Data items
----

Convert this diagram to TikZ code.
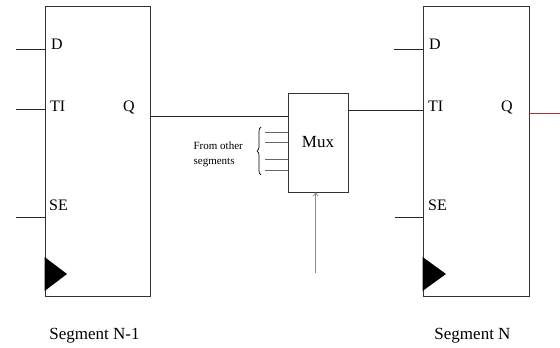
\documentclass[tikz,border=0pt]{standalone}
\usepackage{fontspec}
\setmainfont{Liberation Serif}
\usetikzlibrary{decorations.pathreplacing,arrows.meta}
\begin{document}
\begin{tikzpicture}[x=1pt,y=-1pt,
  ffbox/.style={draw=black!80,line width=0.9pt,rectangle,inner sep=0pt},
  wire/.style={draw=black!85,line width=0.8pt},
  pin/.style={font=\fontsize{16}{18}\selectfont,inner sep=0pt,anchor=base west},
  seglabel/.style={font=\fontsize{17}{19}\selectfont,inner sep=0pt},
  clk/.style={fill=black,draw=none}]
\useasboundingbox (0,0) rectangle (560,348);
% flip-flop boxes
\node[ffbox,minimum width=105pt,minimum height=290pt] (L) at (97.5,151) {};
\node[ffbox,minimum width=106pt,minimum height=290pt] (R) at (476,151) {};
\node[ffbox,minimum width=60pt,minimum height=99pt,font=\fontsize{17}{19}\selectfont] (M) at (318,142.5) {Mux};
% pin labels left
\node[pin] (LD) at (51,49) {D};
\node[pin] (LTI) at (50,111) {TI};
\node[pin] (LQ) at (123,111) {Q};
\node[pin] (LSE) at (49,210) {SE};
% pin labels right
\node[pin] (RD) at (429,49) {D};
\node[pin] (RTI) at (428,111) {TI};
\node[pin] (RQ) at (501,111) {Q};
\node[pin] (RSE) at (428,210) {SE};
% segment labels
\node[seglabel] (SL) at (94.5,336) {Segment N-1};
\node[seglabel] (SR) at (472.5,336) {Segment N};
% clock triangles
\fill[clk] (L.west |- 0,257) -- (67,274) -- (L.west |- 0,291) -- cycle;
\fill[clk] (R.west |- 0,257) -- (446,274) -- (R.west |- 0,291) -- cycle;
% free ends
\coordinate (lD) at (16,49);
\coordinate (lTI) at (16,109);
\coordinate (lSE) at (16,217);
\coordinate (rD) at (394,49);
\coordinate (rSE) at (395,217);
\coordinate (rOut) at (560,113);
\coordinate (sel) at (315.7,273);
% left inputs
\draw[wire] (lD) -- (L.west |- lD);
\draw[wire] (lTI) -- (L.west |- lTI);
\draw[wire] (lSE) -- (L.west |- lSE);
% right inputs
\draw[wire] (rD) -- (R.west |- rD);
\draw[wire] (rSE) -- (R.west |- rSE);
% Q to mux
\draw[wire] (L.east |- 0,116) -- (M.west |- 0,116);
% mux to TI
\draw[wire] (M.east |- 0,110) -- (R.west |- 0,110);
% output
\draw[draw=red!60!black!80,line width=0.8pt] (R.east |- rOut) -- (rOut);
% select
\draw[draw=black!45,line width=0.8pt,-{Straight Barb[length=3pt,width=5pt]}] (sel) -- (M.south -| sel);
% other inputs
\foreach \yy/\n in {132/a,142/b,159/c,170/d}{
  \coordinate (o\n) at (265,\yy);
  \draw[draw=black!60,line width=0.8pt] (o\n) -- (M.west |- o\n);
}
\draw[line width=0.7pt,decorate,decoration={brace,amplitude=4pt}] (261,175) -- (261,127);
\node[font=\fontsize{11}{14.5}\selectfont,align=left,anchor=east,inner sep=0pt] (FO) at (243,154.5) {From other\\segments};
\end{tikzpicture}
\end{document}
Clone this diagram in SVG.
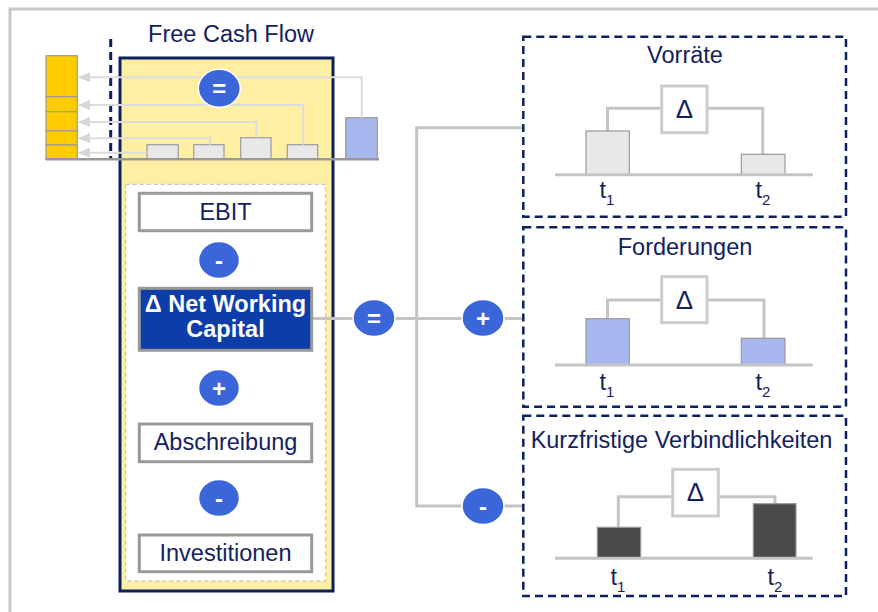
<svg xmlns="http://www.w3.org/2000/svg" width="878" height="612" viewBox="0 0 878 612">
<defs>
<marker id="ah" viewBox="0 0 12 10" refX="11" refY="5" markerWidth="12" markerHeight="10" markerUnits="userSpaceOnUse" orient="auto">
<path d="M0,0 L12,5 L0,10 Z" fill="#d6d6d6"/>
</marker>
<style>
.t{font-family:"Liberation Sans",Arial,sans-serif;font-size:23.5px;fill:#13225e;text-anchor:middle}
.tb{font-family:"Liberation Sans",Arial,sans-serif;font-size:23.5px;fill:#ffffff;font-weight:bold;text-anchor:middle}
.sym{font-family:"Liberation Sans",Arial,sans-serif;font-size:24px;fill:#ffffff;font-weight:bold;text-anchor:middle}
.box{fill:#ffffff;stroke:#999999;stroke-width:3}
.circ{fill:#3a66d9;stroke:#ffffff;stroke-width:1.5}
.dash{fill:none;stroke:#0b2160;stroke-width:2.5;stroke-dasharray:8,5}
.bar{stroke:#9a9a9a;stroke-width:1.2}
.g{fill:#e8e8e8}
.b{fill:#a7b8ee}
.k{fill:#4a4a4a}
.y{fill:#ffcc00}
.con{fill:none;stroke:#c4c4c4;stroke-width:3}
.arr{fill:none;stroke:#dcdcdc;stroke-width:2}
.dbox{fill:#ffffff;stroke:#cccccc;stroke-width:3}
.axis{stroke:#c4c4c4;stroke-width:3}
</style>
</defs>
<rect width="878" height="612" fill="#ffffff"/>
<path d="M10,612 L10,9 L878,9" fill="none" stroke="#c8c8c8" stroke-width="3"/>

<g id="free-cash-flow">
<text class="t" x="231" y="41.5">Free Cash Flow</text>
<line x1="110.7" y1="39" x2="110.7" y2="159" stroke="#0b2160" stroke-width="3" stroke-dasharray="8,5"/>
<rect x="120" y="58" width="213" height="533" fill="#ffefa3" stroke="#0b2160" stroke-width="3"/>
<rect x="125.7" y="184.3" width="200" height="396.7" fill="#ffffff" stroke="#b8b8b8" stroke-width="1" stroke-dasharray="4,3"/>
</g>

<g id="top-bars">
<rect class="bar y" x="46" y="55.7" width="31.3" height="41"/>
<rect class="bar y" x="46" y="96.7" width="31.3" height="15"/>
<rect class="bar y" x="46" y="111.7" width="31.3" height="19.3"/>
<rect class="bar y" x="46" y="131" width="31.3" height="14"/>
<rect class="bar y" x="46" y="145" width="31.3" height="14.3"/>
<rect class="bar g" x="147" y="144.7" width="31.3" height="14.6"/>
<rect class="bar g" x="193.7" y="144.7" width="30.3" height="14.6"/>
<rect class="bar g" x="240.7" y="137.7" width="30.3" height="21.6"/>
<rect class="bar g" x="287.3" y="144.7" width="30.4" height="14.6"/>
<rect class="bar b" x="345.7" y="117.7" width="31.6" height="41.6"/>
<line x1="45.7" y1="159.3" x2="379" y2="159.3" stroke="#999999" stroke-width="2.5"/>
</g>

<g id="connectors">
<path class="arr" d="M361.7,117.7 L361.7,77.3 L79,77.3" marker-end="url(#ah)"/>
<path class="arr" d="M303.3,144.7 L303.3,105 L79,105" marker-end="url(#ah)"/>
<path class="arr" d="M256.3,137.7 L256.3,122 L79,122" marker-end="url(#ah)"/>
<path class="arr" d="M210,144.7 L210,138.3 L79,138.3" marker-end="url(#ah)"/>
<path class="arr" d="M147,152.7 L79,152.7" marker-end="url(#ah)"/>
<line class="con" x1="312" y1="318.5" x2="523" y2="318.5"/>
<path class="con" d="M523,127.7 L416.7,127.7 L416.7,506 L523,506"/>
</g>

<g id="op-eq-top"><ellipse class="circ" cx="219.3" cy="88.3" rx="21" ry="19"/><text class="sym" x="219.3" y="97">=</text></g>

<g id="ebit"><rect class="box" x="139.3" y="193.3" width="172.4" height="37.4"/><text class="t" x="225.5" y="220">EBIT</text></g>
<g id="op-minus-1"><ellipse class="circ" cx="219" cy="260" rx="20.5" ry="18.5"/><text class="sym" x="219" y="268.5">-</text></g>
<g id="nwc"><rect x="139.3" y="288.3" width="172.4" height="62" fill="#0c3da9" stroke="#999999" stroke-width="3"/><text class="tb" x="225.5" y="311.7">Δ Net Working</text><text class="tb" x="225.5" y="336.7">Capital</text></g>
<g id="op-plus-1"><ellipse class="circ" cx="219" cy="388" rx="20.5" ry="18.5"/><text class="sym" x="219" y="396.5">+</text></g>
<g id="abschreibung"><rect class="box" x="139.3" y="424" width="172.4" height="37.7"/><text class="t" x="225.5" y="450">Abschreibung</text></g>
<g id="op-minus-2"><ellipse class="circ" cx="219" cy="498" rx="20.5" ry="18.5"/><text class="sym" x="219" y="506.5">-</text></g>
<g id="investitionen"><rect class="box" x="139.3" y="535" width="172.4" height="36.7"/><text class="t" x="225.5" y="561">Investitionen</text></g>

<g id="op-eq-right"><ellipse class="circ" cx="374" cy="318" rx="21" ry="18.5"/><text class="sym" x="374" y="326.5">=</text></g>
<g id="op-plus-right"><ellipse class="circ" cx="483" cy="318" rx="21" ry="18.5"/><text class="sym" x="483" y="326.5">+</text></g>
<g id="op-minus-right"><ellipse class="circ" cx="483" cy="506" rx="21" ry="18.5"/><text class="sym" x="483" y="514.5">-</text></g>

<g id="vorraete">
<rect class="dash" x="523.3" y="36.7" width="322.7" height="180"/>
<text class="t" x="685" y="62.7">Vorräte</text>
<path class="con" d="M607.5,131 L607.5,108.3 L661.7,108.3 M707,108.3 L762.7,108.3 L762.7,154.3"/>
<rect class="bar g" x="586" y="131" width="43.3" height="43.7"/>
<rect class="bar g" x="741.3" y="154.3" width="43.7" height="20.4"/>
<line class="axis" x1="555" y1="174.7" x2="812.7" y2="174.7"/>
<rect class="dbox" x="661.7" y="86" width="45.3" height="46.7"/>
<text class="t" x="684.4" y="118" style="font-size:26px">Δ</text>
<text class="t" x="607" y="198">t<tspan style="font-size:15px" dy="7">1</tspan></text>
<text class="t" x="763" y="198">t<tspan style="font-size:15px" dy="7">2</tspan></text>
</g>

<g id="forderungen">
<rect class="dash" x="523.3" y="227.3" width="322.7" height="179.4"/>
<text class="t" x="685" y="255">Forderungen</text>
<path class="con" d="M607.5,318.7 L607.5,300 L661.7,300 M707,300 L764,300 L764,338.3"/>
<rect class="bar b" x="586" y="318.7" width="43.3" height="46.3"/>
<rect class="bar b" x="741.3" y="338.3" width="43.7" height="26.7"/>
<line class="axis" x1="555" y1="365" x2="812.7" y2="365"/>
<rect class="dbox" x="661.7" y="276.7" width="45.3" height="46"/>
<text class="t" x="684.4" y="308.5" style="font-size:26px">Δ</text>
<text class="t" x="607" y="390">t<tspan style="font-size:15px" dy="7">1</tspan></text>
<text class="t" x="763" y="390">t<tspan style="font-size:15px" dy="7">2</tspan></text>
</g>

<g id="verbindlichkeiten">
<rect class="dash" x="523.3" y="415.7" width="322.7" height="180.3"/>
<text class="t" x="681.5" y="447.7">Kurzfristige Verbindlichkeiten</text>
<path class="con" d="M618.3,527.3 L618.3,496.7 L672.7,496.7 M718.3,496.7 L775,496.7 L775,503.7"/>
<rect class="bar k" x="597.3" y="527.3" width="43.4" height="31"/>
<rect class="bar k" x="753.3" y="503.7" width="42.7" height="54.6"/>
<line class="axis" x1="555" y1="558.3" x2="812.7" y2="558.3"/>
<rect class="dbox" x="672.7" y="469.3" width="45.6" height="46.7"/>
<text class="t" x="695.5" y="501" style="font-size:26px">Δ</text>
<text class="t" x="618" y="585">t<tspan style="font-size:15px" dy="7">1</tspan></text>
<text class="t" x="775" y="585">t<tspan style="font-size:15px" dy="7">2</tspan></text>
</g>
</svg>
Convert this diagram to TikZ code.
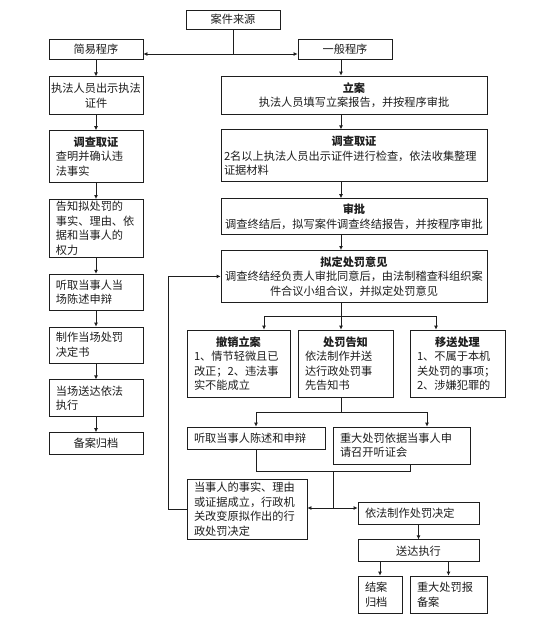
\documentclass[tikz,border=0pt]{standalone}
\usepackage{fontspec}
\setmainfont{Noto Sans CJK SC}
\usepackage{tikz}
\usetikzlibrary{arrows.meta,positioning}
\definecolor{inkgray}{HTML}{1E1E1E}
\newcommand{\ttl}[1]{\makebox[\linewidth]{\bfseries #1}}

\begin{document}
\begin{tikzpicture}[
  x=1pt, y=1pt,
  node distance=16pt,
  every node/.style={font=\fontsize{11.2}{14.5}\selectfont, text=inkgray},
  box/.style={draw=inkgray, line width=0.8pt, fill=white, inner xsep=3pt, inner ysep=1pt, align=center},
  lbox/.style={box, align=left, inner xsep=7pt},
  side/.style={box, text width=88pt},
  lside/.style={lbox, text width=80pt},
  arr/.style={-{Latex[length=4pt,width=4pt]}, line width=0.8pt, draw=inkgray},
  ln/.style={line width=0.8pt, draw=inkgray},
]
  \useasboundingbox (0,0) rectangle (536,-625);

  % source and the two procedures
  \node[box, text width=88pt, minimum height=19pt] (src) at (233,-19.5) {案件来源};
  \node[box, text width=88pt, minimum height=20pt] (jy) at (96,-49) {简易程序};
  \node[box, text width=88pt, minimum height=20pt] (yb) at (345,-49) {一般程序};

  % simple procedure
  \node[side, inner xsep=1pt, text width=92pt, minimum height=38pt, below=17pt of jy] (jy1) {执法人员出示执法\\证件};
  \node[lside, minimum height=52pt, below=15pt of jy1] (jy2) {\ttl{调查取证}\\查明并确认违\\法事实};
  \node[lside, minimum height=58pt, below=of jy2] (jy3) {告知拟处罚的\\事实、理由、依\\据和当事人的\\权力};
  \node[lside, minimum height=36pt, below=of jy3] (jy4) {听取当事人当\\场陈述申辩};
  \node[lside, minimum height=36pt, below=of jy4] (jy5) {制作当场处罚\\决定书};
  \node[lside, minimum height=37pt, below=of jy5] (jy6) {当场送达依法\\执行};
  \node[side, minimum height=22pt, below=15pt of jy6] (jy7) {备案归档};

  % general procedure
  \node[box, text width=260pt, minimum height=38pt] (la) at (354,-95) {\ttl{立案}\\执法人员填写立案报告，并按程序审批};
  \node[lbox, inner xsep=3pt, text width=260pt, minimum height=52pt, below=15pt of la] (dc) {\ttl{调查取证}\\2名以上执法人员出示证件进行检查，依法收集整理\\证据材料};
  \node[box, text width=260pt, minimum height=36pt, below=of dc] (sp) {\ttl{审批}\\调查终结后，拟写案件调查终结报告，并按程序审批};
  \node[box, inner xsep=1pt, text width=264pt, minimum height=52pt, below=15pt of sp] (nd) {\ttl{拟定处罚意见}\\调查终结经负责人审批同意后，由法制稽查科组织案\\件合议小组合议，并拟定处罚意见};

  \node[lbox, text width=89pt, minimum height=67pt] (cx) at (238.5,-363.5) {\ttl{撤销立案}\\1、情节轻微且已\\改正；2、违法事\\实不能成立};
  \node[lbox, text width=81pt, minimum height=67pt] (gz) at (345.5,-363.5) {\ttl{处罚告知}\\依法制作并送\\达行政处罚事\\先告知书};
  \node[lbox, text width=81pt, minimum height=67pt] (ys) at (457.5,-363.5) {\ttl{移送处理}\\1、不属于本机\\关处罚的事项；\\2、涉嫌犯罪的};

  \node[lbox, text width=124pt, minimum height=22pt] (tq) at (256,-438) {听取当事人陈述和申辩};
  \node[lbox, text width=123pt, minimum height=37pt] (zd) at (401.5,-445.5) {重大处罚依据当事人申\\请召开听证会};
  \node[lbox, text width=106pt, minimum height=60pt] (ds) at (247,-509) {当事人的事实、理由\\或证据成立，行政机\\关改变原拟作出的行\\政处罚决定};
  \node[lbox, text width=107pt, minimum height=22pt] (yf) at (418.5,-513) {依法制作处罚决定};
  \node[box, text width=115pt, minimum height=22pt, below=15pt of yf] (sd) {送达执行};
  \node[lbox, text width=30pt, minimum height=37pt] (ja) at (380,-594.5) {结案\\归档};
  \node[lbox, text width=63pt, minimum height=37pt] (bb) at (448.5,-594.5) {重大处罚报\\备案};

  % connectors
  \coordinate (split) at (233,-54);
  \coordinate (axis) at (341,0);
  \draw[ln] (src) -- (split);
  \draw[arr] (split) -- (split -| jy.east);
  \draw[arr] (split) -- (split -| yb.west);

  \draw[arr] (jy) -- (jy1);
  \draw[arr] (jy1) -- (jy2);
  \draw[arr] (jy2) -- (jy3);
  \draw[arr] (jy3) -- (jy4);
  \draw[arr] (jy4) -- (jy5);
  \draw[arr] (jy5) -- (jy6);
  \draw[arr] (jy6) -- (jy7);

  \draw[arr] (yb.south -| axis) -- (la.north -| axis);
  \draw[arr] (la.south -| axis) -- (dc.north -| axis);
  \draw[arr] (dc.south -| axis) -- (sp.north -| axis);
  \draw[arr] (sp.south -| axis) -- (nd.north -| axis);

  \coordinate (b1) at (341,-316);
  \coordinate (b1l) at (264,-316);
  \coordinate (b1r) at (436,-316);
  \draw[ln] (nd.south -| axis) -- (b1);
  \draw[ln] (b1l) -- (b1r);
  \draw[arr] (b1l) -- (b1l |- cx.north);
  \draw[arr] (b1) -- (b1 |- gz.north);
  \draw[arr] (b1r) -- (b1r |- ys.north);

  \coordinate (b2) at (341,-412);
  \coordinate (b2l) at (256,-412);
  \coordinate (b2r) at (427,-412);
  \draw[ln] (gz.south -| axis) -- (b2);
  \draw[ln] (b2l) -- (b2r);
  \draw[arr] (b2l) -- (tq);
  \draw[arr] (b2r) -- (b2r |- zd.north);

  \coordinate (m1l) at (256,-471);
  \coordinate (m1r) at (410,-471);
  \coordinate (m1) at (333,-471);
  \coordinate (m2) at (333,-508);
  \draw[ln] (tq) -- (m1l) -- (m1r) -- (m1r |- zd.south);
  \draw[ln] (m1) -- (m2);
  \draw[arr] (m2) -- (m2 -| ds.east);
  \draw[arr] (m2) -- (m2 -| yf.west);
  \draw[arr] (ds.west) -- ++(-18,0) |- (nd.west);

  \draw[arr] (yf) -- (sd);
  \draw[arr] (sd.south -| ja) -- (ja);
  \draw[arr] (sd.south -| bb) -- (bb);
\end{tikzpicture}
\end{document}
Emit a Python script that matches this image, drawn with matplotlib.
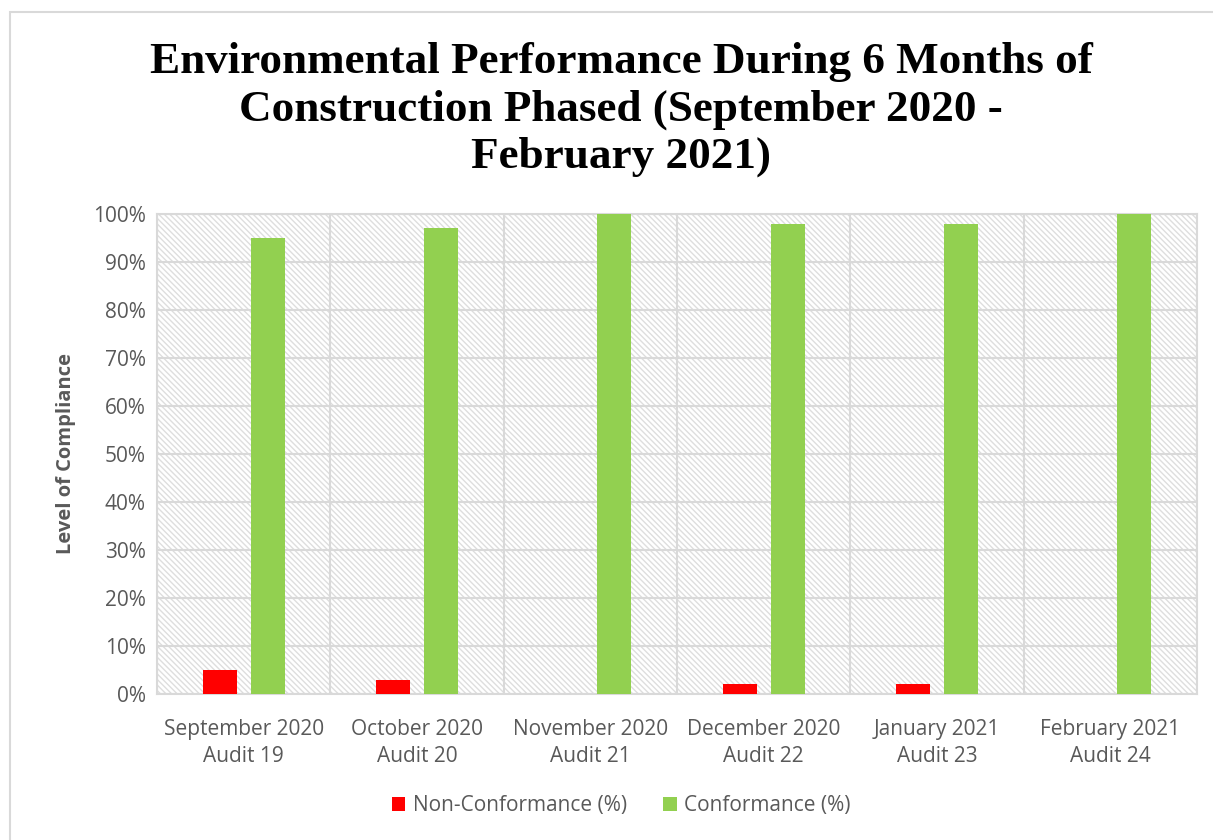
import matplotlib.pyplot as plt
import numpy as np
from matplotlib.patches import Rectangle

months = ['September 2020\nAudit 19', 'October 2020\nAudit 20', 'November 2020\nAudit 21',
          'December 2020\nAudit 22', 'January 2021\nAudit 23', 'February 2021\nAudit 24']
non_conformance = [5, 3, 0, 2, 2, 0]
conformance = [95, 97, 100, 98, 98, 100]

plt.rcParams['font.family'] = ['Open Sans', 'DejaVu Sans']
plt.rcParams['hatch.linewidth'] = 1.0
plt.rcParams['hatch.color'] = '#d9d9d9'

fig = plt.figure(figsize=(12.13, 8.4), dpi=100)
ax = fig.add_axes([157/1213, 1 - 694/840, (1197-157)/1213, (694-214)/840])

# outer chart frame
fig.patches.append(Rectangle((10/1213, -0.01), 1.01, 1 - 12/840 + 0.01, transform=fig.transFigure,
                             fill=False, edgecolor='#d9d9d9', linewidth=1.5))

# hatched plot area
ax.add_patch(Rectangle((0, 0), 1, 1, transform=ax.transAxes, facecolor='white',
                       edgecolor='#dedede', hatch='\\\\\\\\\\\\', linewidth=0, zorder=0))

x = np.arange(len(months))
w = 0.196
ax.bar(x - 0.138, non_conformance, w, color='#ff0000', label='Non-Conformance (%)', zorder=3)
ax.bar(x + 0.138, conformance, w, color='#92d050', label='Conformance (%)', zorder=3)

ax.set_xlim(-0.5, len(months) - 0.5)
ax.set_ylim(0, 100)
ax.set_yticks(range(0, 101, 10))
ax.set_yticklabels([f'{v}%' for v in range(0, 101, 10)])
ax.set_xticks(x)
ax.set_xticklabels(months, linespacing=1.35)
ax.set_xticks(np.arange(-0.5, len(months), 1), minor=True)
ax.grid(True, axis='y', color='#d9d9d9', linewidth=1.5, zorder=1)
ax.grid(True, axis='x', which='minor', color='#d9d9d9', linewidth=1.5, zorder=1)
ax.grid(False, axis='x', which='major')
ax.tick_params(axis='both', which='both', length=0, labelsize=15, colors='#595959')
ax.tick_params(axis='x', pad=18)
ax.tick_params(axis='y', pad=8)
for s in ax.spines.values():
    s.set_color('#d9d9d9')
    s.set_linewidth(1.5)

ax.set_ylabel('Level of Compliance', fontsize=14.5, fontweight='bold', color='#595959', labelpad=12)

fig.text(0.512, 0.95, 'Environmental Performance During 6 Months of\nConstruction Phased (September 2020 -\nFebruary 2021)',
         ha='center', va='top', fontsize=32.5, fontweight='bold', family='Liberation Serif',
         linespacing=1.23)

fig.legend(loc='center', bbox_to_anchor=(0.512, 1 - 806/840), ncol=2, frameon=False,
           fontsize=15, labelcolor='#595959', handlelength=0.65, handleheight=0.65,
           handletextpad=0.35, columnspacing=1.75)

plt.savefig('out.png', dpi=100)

----

Both the line with "Emit a Python" and the line with "fill=False, edgecolor='#d9d9d9', linewidth=1.5))" are included: reproduce them and every line between, exactly, with pictures omitted.

Emit a Python script that matches this image, drawn with matplotlib.
import matplotlib.pyplot as plt
import numpy as np
from matplotlib.patches import Rectangle

months = ['September 2020\nAudit 19', 'October 2020\nAudit 20', 'November 2020\nAudit 21',
          'December 2020\nAudit 22', 'January 2021\nAudit 23', 'February 2021\nAudit 24']
non_conformance = [5, 3, 0, 2, 2, 0]
conformance = [95, 97, 100, 98, 98, 100]

plt.rcParams['font.family'] = ['Open Sans', 'DejaVu Sans']
plt.rcParams['hatch.linewidth'] = 1.0
plt.rcParams['hatch.color'] = '#d9d9d9'

fig = plt.figure(figsize=(12.13, 8.4), dpi=100)
ax = fig.add_axes([157/1213, 1 - 694/840, (1197-157)/1213, (694-214)/840])

# outer chart frame
fig.patches.append(Rectangle((10/1213, -0.01), 1.01, 1 - 12/840 + 0.01, transform=fig.transFigure,
                             fill=False, edgecolor='#d9d9d9', linewidth=1.5))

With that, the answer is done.